[Plotting code records]

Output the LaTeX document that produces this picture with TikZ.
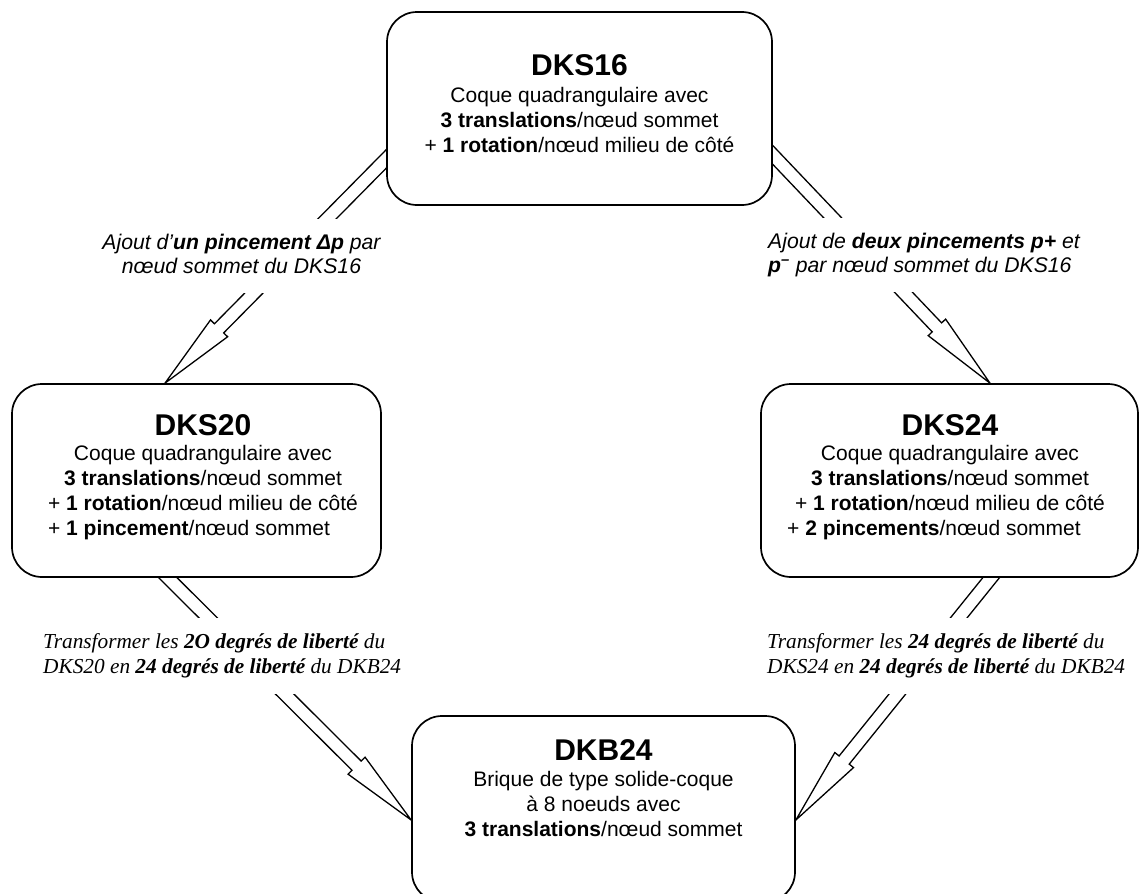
\documentclass[tikz,border=0pt]{standalone}
\usepackage{fontspec}
\setmainfont{Liberation Serif}
\setsansfont{Liberation Sans}
\usetikzlibrary{calc,backgrounds}
\tikzset{
  boxnode/.style={draw, line width=1.7pt, rounded corners=30pt, fill=white, inner sep=0pt},
  boxtext/.style={anchor=base, inner sep=0pt, font=\sffamily\fontsize{21}{25}\selectfont},
  lblsans/.style={fill=white, inner xsep=4pt, inner ysep=13pt, font=\sffamily\itshape\fontsize{21.2}{24}\selectfont},
  lblserif/.style={fill=white, inner xsep=4pt, inner ysep=13pt, font=\rmfamily\itshape\fontsize{21.3}{25}\selectfont},
  arrowline/.style={line width=1.3pt, line join=miter},
}
\newcommand\titlef{\fontsize{30}{30}\selectfont\bfseries}
\newcommand\HArrow[2]{%
  \coordinate (ha-b) at (#2);
  \coordinate (ha-a) at ($(#1)!-20pt!(ha-b)$);
  \coordinate (ha-c) at ($(ha-b)!77pt!(ha-a)$);
  \draw[arrowline] ($(ha-a)!6.5pt!90:(ha-b)$) -- ($(ha-c)!6.5pt!90:(ha-b)$) -- ($(ha-c)!12pt!90:(ha-b)$) -- (ha-b) -- ($(ha-c)!12pt!-90:(ha-b)$) -- ($(ha-c)!6.5pt!-90:(ha-b)$) -- ($(ha-a)!6.5pt!-90:(ha-b)$);
}
\begin{document}
\begin{tikzpicture}[x=1pt,y=-1pt]
\useasboundingbox (0,0) rectangle (1141,894);
% boxes
\node[boxnode, minimum width=385pt, minimum height=193pt] (dks16) at (579.5,108.5) {};
\node[boxnode, minimum width=369pt, minimum height=193pt] (dks20) at (196.5,480.5) {};
\node[boxnode, minimum width=377pt, minimum height=193pt] (dks24) at (949.5,480.5) {};
\node[boxnode, minimum width=383pt, minimum height=186pt] (dkb24) at (603.5,809) {};
% box texts
\node[boxtext] (dks16t) at (579.5,75.5) {\begin{tabular}[t]{@{}c@{}}{\titlef DKS16}\\[1.5pt]
  Coque quadrangulaire avec\\
  \textbf{3 translations}/nœud sommet\\
  + \textbf{1 rotation}/nœud milieu de côté\end{tabular}};
\node[boxtext] (dks20t) at (203,435) {\begin{tabular}[t]{@{}c@{}}{\titlef DKS20}\\
  Coque quadrangulaire avec\\
  \textbf{3 translations}/nœud sommet\\
  + \textbf{1 rotation}/nœud milieu de côté\\
  + \textbf{1 pincement}/nœud sommet\hspace*{28pt}\end{tabular}};
\node[boxtext] (dks24t) at (950,435) {\begin{tabular}[t]{@{}c@{}}{\titlef DKS24}\\
  Coque quadrangulaire avec\\
  \textbf{3 translations}/nœud sommet\\
  + \textbf{1 rotation}/nœud milieu de côté\\
  + \textbf{2 pincements}/nœud sommet\hspace*{32pt}\end{tabular}};
\node[boxtext] (dkb24t) at (603.5,760) {\begin{tabular}[t]{@{}c@{}}{\titlef DKB24}\\[1.5pt]
  Brique de type solide-coque\\
  à 8 noeuds avec\\
  \textbf{3 translations}/nœud sommet\end{tabular}};
% arrow end points
\coordinate (a1s) at ([yshift=-50.5pt]dks16.west);
\coordinate (a1e) at ([xshift=-31.5pt]dks20.north);
\coordinate (a2s) at ([yshift=-46.5pt]dks16.east);
\coordinate (a2e) at ([xshift=40.5pt]dks24.north);
\coordinate (a3s) at ([xshift=-28.5pt]dks20.south);
\coordinate (a3e) at ([yshift=-11pt]dkb24.west);
\coordinate (a4s) at ([xshift=41.5pt]dks24.south);
\coordinate (a4e) at ([yshift=-11pt]dkb24.east);
\begin{pgfonlayer}{background}
  \HArrow{a1s}{a1e}
  \HArrow{a2s}{a2e}
  \HArrow{a3s}{a3e}
  \HArrow{a4s}{a4e}
\end{pgfonlayer}
% labels
\node[lblsans, anchor=base] (lblA) at (241.5,249) {\begin{tabular}[t]{@{}c@{}}Ajout d’\textbf{un pincement Δp} par\\
  nœud sommet du DKS16\end{tabular}};
\node[lblsans, anchor=base west] (lblB) at (764,248) {\begin{tabular}[t]{@{}l@{}}Ajout de \textbf{deux pincements p+} et\\
  \textbf{p}\textsuperscript{\textbf{–}} par nœud sommet du DKS16\end{tabular}};
\node[lblserif, anchor=base west] (lblC) at (39,648) {\begin{tabular}[t]{@{}l@{}}Transformer les \textbf{2O degrés de liberté} du\\
  DKS20 en \textbf{24 degrés de liberté} du DKB24\end{tabular}};
\node[lblserif, anchor=base west] (lblD) at (763,648) {\begin{tabular}[t]{@{}l@{}}Transformer les \textbf{24 degrés de liberté} du\\
  DKS24 en \textbf{24 degrés de liberté} du DKB24\end{tabular}};
\end{tikzpicture}
\end{document}
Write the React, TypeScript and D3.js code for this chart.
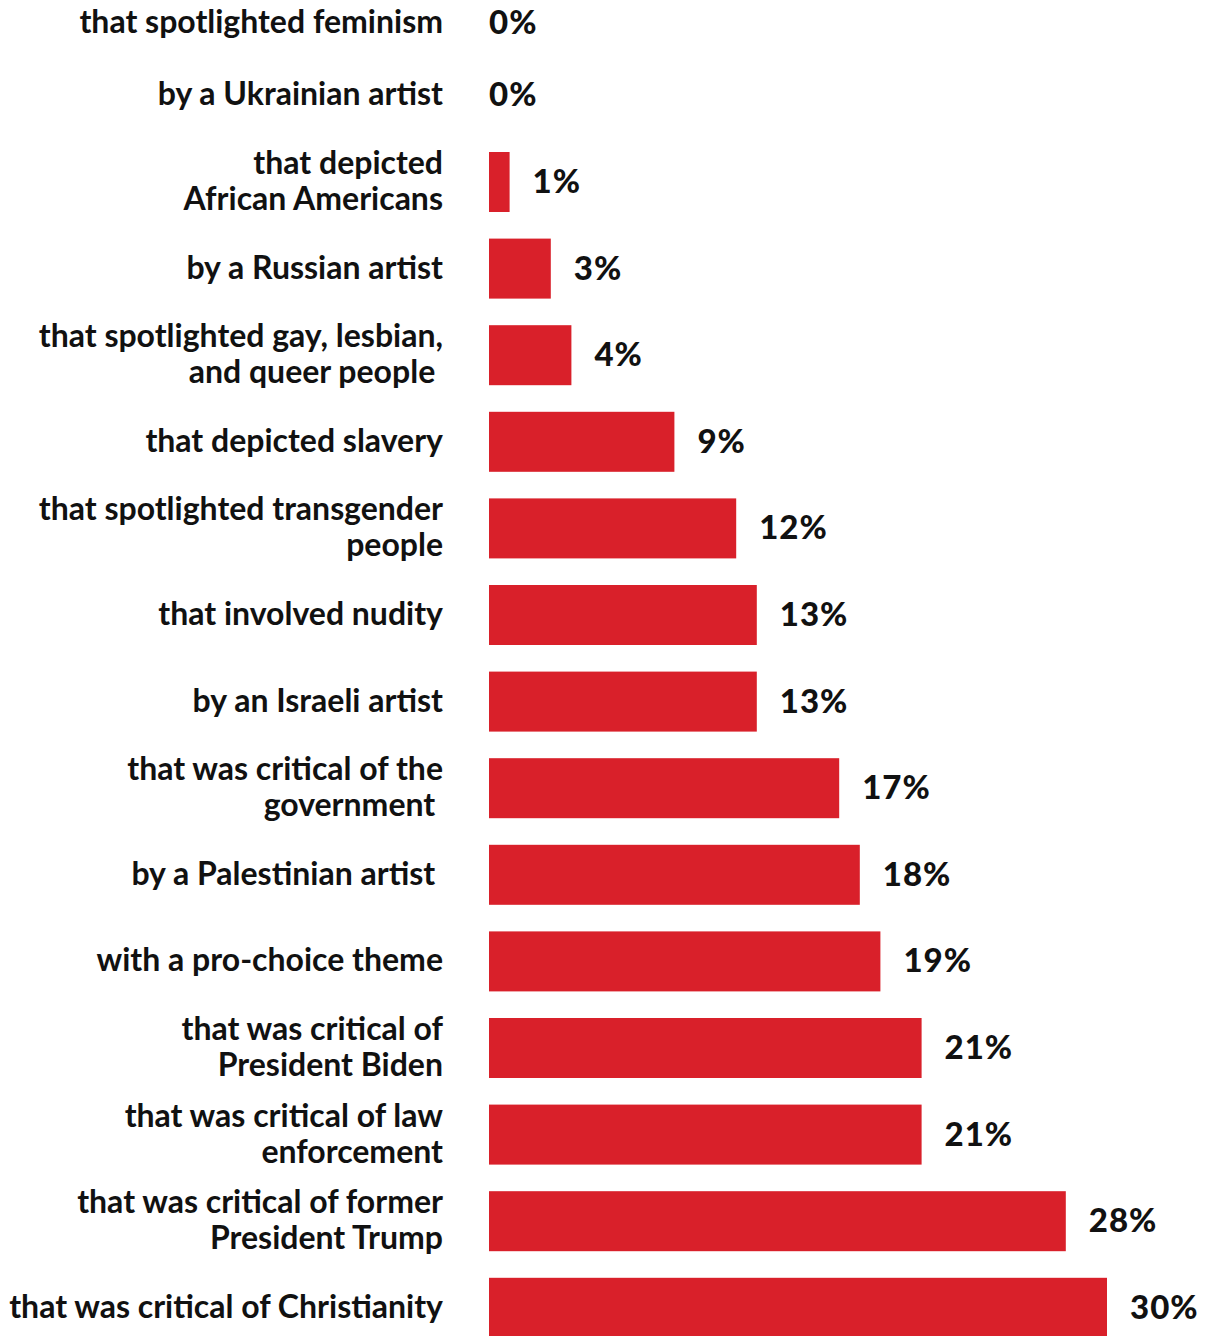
import React from "react";
import * as d3 from "d3";

// Category labels (each entry is the list of lines drawn for that row)
const categories: string[][] = [
  ["that spotlighted feminism"],
  ["by a Ukrainian artist"],
  ["that depicted", "African Americans"],
  ["by a Russian artist"],
  ["that spotlighted gay, lesbian,", "and queer people "],
  ["that depicted slavery"],
  ["that spotlighted transgender", "people"],
  ["that involved nudity"],
  ["by an Israeli artist"],
  ["that was critical of the", "government "],
  ["by a Palestinian artist "],
  ["with a pro-choice theme"],
  ["that was critical of", "President Biden"],
  ["that was critical of law", "enforcement"],
  ["that was critical of former", "President Trump"],
  ["that was critical of Christianity"],
];

// Share of respondents, in percent
const values: number[] = [0, 0, 1, 3, 4, 9, 12, 13, 13, 17, 18, 19, 21, 21, 28, 30];

const WIDTH = 1212;
const HEIGHT = 1336;
const BAR_COLOR = "#d9202a";
const LABEL_FONT = "Lato, 'Open Sans', sans-serif";

export default function App() {
  const rows = categories.map((lines, i) => ({ id: String(i), lines, value: values[i] }));

  const x = d3.scaleLinear().domain([0, 30]).range([489, 1107]);
  const y = d3
    .scalePoint<string>()
    .domain(rows.map((r) => r.id))
    .range([8.8, 1307.8]);
  const barHeight = 60;
  const labelRight = 443;
  const lineGap = 36;
  const baselineShift = 10;
  const topMin = 23; // keep the first row's text inside the canvas

  return (
    <svg
      width={WIDTH}
      height={HEIGHT}
      style={{ position: "absolute", left: 0, top: 0, background: "#fff" }}
    >
      {rows.map((r) => {
        const cy = y(r.id)!;
        const ty = Math.max(cy, topMin);
        const n = r.lines.length;
        return (
          <g key={r.id}>
            {r.value > 0 && (
              <rect
                x={x(0)}
                y={cy - barHeight / 2}
                width={x(r.value) - x(0)}
                height={barHeight}
                fill={BAR_COLOR}
              />
            )}
            <text
              textAnchor="end"
              fontFamily={LABEL_FONT}
              fontWeight={700}
              fontSize={32}
              fill="#111"
              style={{ whiteSpace: "pre" }}
              xmlSpace="preserve"
            >
              {r.lines.map((line, k) => (
                <tspan
                  key={k}
                  x={labelRight}
                  y={ty + baselineShift + (k - (n - 1) / 2) * lineGap}
                >
                  {line}
                </tspan>
              ))}
            </text>
            <text
              x={r.value > 0 ? x(r.value) + 23 : x(0)}
              y={ty + baselineShift + 1}
              fontFamily={LABEL_FONT}
              fontWeight={900}
              fontSize={33}
              letterSpacing={1}
              fill="#111"
            >
              {`${r.value}%`}
            </text>
          </g>
        );
      })}
    </svg>
  );
}
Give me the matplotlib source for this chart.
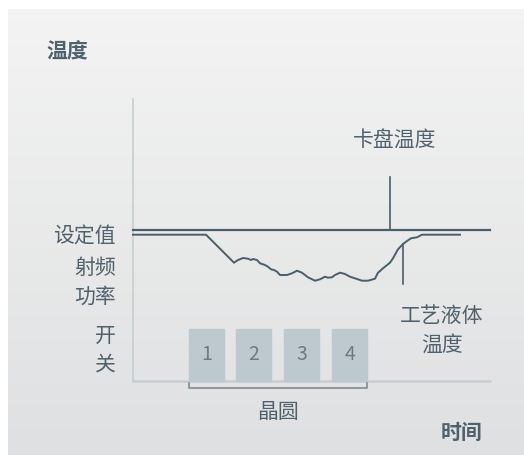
"""Temperature diagram: chuck temperature vs process fluid temperature with wafer steps"""

import numpy as np
import matplotlib
matplotlib.use('Agg')
import matplotlib.pyplot as plt

plt.rcParams['font.family'] = ['Noto Sans CJK SC', 'DejaVu Sans']

W, H = 524, 455

# Process fluid temperature trace (x, y in picture pixels)
fluid_x = [133, 206, 234, 238, 243, 248, 251, 253, 257, 260, 265, 268, 271, 274, 277, 280,
           287, 292, 297, 302, 308, 315, 320, 325, 328, 332, 335, 340, 345, 350, 357, 362,
           368, 375, 378, 383, 390, 393, 398, 403, 407, 411, 417, 422, 460]
fluid_y = [234.7, 234.7, 262.7, 260, 258, 258.7, 260, 259, 260, 263.3, 265, 266.7, 269.3, 270,
           271.7, 275, 275, 273.3, 270.7, 272.7, 277.3, 280.7, 279.3, 276.7, 277.7, 277.3, 275,
           272.7, 274, 276.7, 279, 280.7, 280.7, 278.7, 272.7, 268.3, 262.7, 258.3, 249.3, 244,
           241, 238.3, 237.3, 234.7, 234.7]

# Chuck temperature (set value line)
chuck_y = 230
chuck_x = [133, 490]

# Wafers
wafer_labels = ['1', '2', '3', '4']
wafer_left = [189, 236.3, 284.3, 332.3]
wafer_width = 34.5
wafer_top, wafer_bottom = 329.3, 381

DARK = '#4b5e69'
TEXT = '#4f616c'
AXIS = '#c6cdd3'
FS = 15

fig = plt.figure(figsize=(W / 100, H / 100), dpi=100)
ax = fig.add_axes([0, 0, 1, 1])
ax.set_xlim(0, W)
ax.set_ylim(H, 0)
ax.axis('off')

# background: white margin + vertical grey gradient
ax.add_patch(plt.Rectangle((0, 0), W, H, color='white', zorder=0))
grad = np.linspace(0, 1, 256).reshape(-1, 1)
top = np.array([0.955, 0.955, 0.955])
bottom = np.array([0.875, 0.878, 0.882])
img = top + (bottom - top) * grad[..., None]
ax.imshow(img, extent=(8, W, H, 9), aspect='auto', zorder=0.5)

# axes
ax.plot([133, 133], [99, 381], color=AXIS, lw=1.2, zorder=2)
ax.plot([133, 490], [381, 381], color=AXIS, lw=1.8, zorder=2)

# wafers
for left, label in zip(wafer_left, wafer_labels):
    ax.add_patch(plt.Rectangle((left, wafer_top), wafer_width, wafer_bottom - wafer_top,
                               color='#bec9cf', zorder=3))
    ax.text(left + wafer_width / 2, 355, label, ha='center', va='center', fontsize=14,
            color='#6b7a83', fontweight='light', zorder=4)

# wafer bracket
bx0, bx1 = wafer_left[0], wafer_left[-1] + wafer_width
ax.plot([bx0, bx0, bx1, bx1], [383, 387.5, 387.5, 383], color='#7d8c95', lw=1.2, zorder=3)
ax.text((bx0 + bx1) / 2, 412, '晶圆', ha='center', va='center', fontsize=FS, color=TEXT)

# chuck temperature line and pointer
ax.plot(chuck_x, [chuck_y, chuck_y], color=DARK, lw=1.6, zorder=5)
ax.plot([390, 390], [177, chuck_y], color=DARK, lw=1.2, zorder=5)
ax.text(395, 141, '卡盘温度', ha='center', va='center', fontsize=FS, color=TEXT)

# process fluid trace and pointer
ax.plot(fluid_x, fluid_y, color=DARK, lw=1.4, zorder=5, solid_joinstyle='round')
ax.plot([402.5, 402.5], [244, 284], color=DARK, lw=1.2, zorder=5)
ax.text(442, 316, '工艺液体', ha='center', va='center', fontsize=FS, color=TEXT)
ax.text(442, 345, '温度', ha='center', va='center', fontsize=FS, color=TEXT)

# left labels
for y, s in [(237, '设定值'), (268, '射频'), (297, '功率'), (336, '开'), (365, '关')]:
    ax.text(116, y, s, ha='right', va='center', fontsize=FS, color=TEXT)

ax.text(46, 52, '温度', ha='left', va='center', fontsize=FS, color=TEXT, fontweight='bold')
ax.text(482, 432, '时间', ha='right', va='center', fontsize=FS, color=TEXT, fontweight='bold')

fig.savefig('out.png', dpi=100)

TASK DIRECTIONS = With the pictures removed from your copy, retype the lines above from the one that contains "Write the React, TypeScript" through the one that contains "import * as", exactly.

EXERCISE SOLUTION =
Write the React, TypeScript and D3.js code for this chart.
import React from "react";
import * as d3 from "d3";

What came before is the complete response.